The most famous example of someone's contemptuous words for Mizrahim boomeranging was in 1981, when entertainer Dudu Topaz called Likud supporters chakchakim (riff-raff), an expression that Menachem Begin used brilliantly to his advantage in winning over Mizrahi votes and edging out Shimon Peres by one seat in the 1981 elections.
With the polls this time showing little or no change to the stalemated results that followed the last two elections this year, a key element this time will be voter turnout, with the Likud needing to bring out its base in much larger numbers than it was able to do in September or April.
As Channel 12's political correspondent Amit Segal wrote on Friday, “The Likud still has not found the way to awaken the cities of the periphery, where voter turnout in September parachuted below even the rate among some Arab communities.”
Segal pointed out that the only year in the last generation that voter turnout among the Likud equaled that of the rest of the nation was in 2015. Coincidentally, or not, that was also the year of the Garbuz comment.
So how to awaken the slumbering voters of the periphery?
Up until now, Netanyahu has been trying to motivate his base by dangling the idea of annexation: saying that if he would be voted into office again, then he will annex the Jordan valley and the settlements in Judea and Samaria.

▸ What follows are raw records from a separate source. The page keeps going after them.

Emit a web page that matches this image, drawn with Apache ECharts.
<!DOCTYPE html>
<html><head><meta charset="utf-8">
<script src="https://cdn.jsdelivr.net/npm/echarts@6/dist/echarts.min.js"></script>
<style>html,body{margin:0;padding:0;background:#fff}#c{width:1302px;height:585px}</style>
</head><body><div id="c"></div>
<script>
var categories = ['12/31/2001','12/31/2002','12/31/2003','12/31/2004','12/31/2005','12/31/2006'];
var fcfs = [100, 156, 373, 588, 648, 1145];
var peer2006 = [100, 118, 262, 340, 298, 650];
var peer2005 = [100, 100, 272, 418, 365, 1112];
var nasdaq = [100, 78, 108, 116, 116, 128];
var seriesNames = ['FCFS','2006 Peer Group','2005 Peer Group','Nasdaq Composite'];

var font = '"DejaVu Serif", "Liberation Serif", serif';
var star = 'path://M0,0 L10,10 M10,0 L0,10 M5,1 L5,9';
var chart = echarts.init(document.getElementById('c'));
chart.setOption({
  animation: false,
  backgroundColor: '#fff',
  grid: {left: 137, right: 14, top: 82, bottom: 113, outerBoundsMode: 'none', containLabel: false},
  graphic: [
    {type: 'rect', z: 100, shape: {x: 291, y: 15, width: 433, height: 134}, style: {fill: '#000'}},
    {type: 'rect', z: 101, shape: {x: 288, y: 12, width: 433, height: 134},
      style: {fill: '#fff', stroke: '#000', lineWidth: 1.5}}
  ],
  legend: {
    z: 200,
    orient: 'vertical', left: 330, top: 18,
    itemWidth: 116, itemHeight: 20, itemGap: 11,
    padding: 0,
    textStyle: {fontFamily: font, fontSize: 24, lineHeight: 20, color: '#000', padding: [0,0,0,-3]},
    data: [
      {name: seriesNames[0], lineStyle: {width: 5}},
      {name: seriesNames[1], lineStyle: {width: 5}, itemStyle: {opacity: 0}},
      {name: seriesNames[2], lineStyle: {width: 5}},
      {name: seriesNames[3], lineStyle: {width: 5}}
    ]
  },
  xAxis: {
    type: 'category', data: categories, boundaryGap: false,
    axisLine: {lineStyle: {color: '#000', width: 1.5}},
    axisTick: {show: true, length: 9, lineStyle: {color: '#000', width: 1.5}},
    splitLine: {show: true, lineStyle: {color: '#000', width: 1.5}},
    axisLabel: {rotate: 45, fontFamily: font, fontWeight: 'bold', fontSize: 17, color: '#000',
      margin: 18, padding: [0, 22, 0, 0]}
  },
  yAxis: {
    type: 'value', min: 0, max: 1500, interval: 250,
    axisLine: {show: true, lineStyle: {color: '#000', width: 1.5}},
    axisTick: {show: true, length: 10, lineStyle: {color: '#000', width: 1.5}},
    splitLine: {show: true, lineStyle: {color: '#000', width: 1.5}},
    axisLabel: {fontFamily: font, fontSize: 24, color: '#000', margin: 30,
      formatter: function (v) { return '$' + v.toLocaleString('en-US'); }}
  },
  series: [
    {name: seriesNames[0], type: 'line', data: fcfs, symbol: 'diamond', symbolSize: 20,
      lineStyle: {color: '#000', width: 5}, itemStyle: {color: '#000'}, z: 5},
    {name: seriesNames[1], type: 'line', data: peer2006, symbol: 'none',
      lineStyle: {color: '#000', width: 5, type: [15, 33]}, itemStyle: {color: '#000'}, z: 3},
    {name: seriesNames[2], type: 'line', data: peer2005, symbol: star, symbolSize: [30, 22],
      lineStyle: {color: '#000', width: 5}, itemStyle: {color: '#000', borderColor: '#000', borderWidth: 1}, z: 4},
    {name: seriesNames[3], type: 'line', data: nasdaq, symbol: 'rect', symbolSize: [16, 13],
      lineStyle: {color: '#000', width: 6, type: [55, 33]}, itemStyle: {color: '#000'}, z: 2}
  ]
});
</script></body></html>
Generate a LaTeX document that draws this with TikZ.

But now Hendel's words have been twisted around in an effort to give the Likud another way to fire up the base: by playing the  ethnic card and appealing to the sense many have of having been unfairly treated, or looked down upon.
On Friday Hendel made his innocent comment. By Saturday, they became the newest weapon in the Likud's arsenal to get out its voters, with the party – and Shas – disingenuously trying to morph Hendel into Shavit, Garbuz and Topaz.